Data:

========================================

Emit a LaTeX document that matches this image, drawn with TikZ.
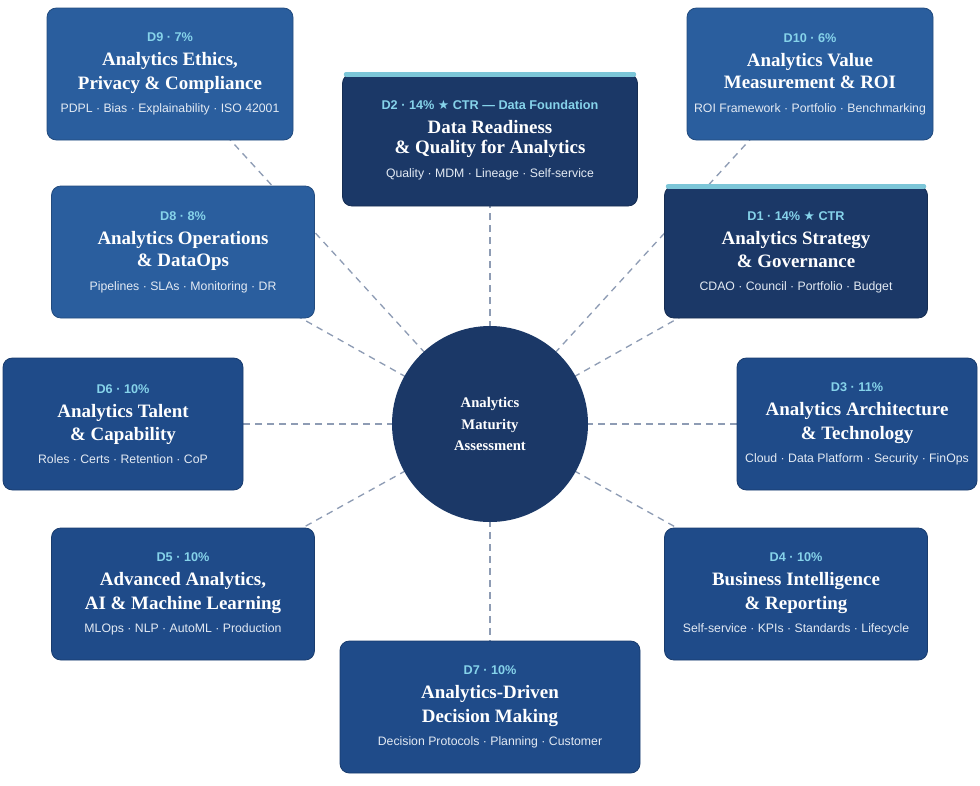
\documentclass[tikz,border=0pt]{standalone}
\usepackage{fontspec}
\setmainfont{Liberation Serif}
\setsansfont{Liberation Sans}
\newfontfamily\symfont{DejaVu Sans}
\usepackage{tikz}
\usetikzlibrary{positioning,calc}
\definecolor{boxlite}{HTML}{2A5E9E}
\definecolor{boxmid}{HTML}{1F4B89}
\definecolor{boxdark}{HTML}{1B3867}
\definecolor{tagc}{HTML}{86D3EA}
\definecolor{subc}{HTML}{E3EAF3}
\definecolor{barc}{HTML}{7CC6D8}
\definecolor{linkc}{HTML}{8E9CB4}
\tikzset{
  dbox/.style={rounded corners=7pt,draw=#1!80!black,line width=.6pt,fill=#1,
    minimum height=99pt,align=center,inner sep=0pt,text=white},
  link/.style={draw=linkc,line width=1pt,dash pattern=on 5pt off 4pt},
  ctr/.style={draw=barc,line width=3.5pt,line cap=round},
}
\newcommand*{\tagf}{\color{tagc}\sffamily\bfseries\fontsize{9.5}{11}\selectfont}
\newcommand*{\ttlf}{\color{white}\rmfamily\bfseries\fontsize{14.2}{16}\selectfont}
\newcommand*{\subf}{\color{subc}\sffamily\mdseries\fontsize{9.2}{10}\selectfont}
\newcommand*{\dtxt}[4]{\tagf #1\\[6pt]\ttlf #2\\[3.5pt]\ttlf #3\\[5.5pt]\subf #4}
\newcommand*{\st}{{\symfont\char"2605}}

\begin{document}
\begin{tikzpicture}[x=0.75pt,y=-0.75pt]
\useasboundingbox (0,0) rectangle (980,785);
\coordinate (c) at (490,424);
% spokes first, boxes cover them
\foreach \q in {(170,74),(490,140),(810,74),(183,252),(796,252),(123,424),(857,424),(183,594),(796,594),(490,707)}
  \draw[link] (c) -- \q;
\node[circle,fill=boxdark,minimum size=147pt,inner sep=0pt,align=center,text=white,
  font=\bfseries\fontsize{11}{16}\selectfont] (hub) at (c) {Analytics\\Maturity\\Assessment};
\node[dbox=boxlite,minimum width=184.5pt] (d9) at (170,74)
  {\dtxt{D9 · 7\%}{Analytics Ethics,}{Privacy \& Compliance}{PDPL · Bias · Explainability · ISO 42001}};
\node[dbox=boxdark,minimum width=221.25pt] (d2) at (490,140)
  {\dtxt{D2 · 14\% \st{} CTR — Data Foundation}{Data Readiness}{\& Quality for Analytics}{Quality · MDM · Lineage · Self-service}};
\draw[ctr] ($(d2.north west)+(3pt,-.5pt)$) -- ($(d2.north east)+(-3pt,-.5pt)$);
\node[dbox=boxlite,minimum width=184.5pt] (d10) at (810,74)
  {\dtxt{D10 · 6\%}{Analytics Value}{Measurement \& ROI}{ROI Framework · Portfolio · Benchmarking}};
\node[dbox=boxlite,minimum width=197.25pt] (d8) at (183,252)
  {\dtxt{D8 · 8\%}{Analytics Operations}{\& DataOps}{Pipelines · SLAs · Monitoring · DR}};
\node[dbox=boxdark,minimum width=197.25pt] (d1) at (796,252)
  {\dtxt{D1 · 14\% \st{} CTR}{Analytics Strategy}{\& Governance}{CDAO · Council · Portfolio · Budget}};
\draw[ctr] ($(d1.north west)+(3pt,-.5pt)$) -- ($(d1.north east)+(-3pt,-.5pt)$);
\node[dbox=boxmid,minimum width=180pt] (d6) at (123,424)
  {\dtxt{D6 · 10\%}{Analytics Talent}{\& Capability}{Roles · Certs · Retention · CoP}};
\node[dbox=boxmid,minimum width=180pt] (d3) at (857,424)
  {\dtxt{D3 · 11\%}{Analytics Architecture}{\& Technology}{Cloud · Data Platform · Security · FinOps}};
\node[dbox=boxmid,minimum width=197.25pt] (d5) at (183,594)
  {\dtxt{D5 · 10\%}{Advanced Analytics,}{AI \& Machine Learning}{MLOps · NLP · AutoML · Production}};
\node[dbox=boxmid,minimum width=197.25pt] (d4) at (796,594)
  {\dtxt{D4 · 10\%}{Business Intelligence}{\& Reporting}{Self-service · KPIs · Standards · Lifecycle}};
\node[dbox=boxmid,minimum width=225pt] (d7) at (490,707)
  {\dtxt{D7 · 10\%}{Analytics-Driven}{Decision Making}{Decision Protocols · Planning · Customer}};
\end{tikzpicture}
\end{document}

========================================

Images in the data above are to be skipped. Retype all other material exactly.

Emit a LaTeX document that matches this image, drawn with TikZ.
\documentclass[tikz,border=0pt]{standalone}
\usepackage{fontspec}
\setmainfont{Liberation Serif}
\setsansfont{Liberation Sans}
\newfontfamily\symfont{DejaVu Sans}
\usepackage{tikz}
\usetikzlibrary{positioning,calc}
\definecolor{boxlite}{HTML}{2A5E9E}
\definecolor{boxmid}{HTML}{1F4B89}
\definecolor{boxdark}{HTML}{1B3867}
\definecolor{tagc}{HTML}{86D3EA}
\definecolor{subc}{HTML}{E3EAF3}
\definecolor{barc}{HTML}{7CC6D8}
\definecolor{linkc}{HTML}{8E9CB4}
\tikzset{
  dbox/.style={rounded corners=7pt,draw=#1!80!black,line width=.6pt,fill=#1,
    minimum height=99pt,align=center,inner sep=0pt,text=white},
  link/.style={draw=linkc,line width=1pt,dash pattern=on 5pt off 4pt},
  ctr/.style={draw=barc,line width=3.5pt,line cap=round},
}
\newcommand*{\tagf}{\color{tagc}\sffamily\bfseries\fontsize{9.5}{11}\selectfont}
\newcommand*{\ttlf}{\color{white}\rmfamily\bfseries\fontsize{14.2}{16}\selectfont}
\newcommand*{\subf}{\color{subc}\sffamily\mdseries\fontsize{9.2}{10}\selectfont}
\newcommand*{\dtxt}[4]{\tagf #1\\[6pt]\ttlf #2\\[3.5pt]\ttlf #3\\[5.5pt]\subf #4}
\newcommand*{\st}{{\symfont\char"2605}}

\begin{document}
\begin{tikzpicture}[x=0.75pt,y=-0.75pt]
\useasboundingbox (0,0) rectangle (980,785);
\coordinate (c) at (490,424);
% spokes first, boxes cover them
\foreach \q in {(170,74),(490,140),(810,74),(183,252),(796,252),(123,424),(857,424),(183,594),(796,594),(490,707)}
  \draw[link] (c) -- \q;
\node[circle,fill=boxdark,minimum size=147pt,inner sep=0pt,align=center,text=white,
  font=\bfseries\fontsize{11}{16}\selectfont] (hub) at (c) {Analytics\\Maturity\\Assessment};
\node[dbox=boxlite,minimum width=184.5pt] (d9) at (170,74)
  {\dtxt{D9 · 7\%}{Analytics Ethics,}{Privacy \& Compliance}{PDPL · Bias · Explainability · ISO 42001}};
\node[dbox=boxdark,minimum width=221.25pt] (d2) at (490,140)
  {\dtxt{D2 · 14\% \st{} CTR — Data Foundation}{Data Readiness}{\& Quality for Analytics}{Quality · MDM · Lineage · Self-service}};
\draw[ctr] ($(d2.north west)+(3pt,-.5pt)$) -- ($(d2.north east)+(-3pt,-.5pt)$);
\node[dbox=boxlite,minimum width=184.5pt] (d10) at (810,74)
  {\dtxt{D10 · 6\%}{Analytics Value}{Measurement \& ROI}{ROI Framework · Portfolio · Benchmarking}};
\node[dbox=boxlite,minimum width=197.25pt] (d8) at (183,252)
  {\dtxt{D8 · 8\%}{Analytics Operations}{\& DataOps}{Pipelines · SLAs · Monitoring · DR}};
\node[dbox=boxdark,minimum width=197.25pt] (d1) at (796,252)
  {\dtxt{D1 · 14\% \st{} CTR}{Analytics Strategy}{\& Governance}{CDAO · Council · Portfolio · Budget}};
\draw[ctr] ($(d1.north west)+(3pt,-.5pt)$) -- ($(d1.north east)+(-3pt,-.5pt)$);
\node[dbox=boxmid,minimum width=180pt] (d6) at (123,424)
  {\dtxt{D6 · 10\%}{Analytics Talent}{\& Capability}{Roles · Certs · Retention · CoP}};
\node[dbox=boxmid,minimum width=180pt] (d3) at (857,424)
  {\dtxt{D3 · 11\%}{Analytics Architecture}{\& Technology}{Cloud · Data Platform · Security · FinOps}};
\node[dbox=boxmid,minimum width=197.25pt] (d5) at (183,594)
  {\dtxt{D5 · 10\%}{Advanced Analytics,}{AI \& Machine Learning}{MLOps · NLP · AutoML · Production}};
\node[dbox=boxmid,minimum width=197.25pt] (d4) at (796,594)
  {\dtxt{D4 · 10\%}{Business Intelligence}{\& Reporting}{Self-service · KPIs · Standards · Lifecycle}};
\node[dbox=boxmid,minimum width=225pt] (d7) at (490,707)
  {\dtxt{D7 · 10\%}{Analytics-Driven}{Decision Making}{Decision Protocols · Planning · Customer}};
\end{tikzpicture}
\end{document}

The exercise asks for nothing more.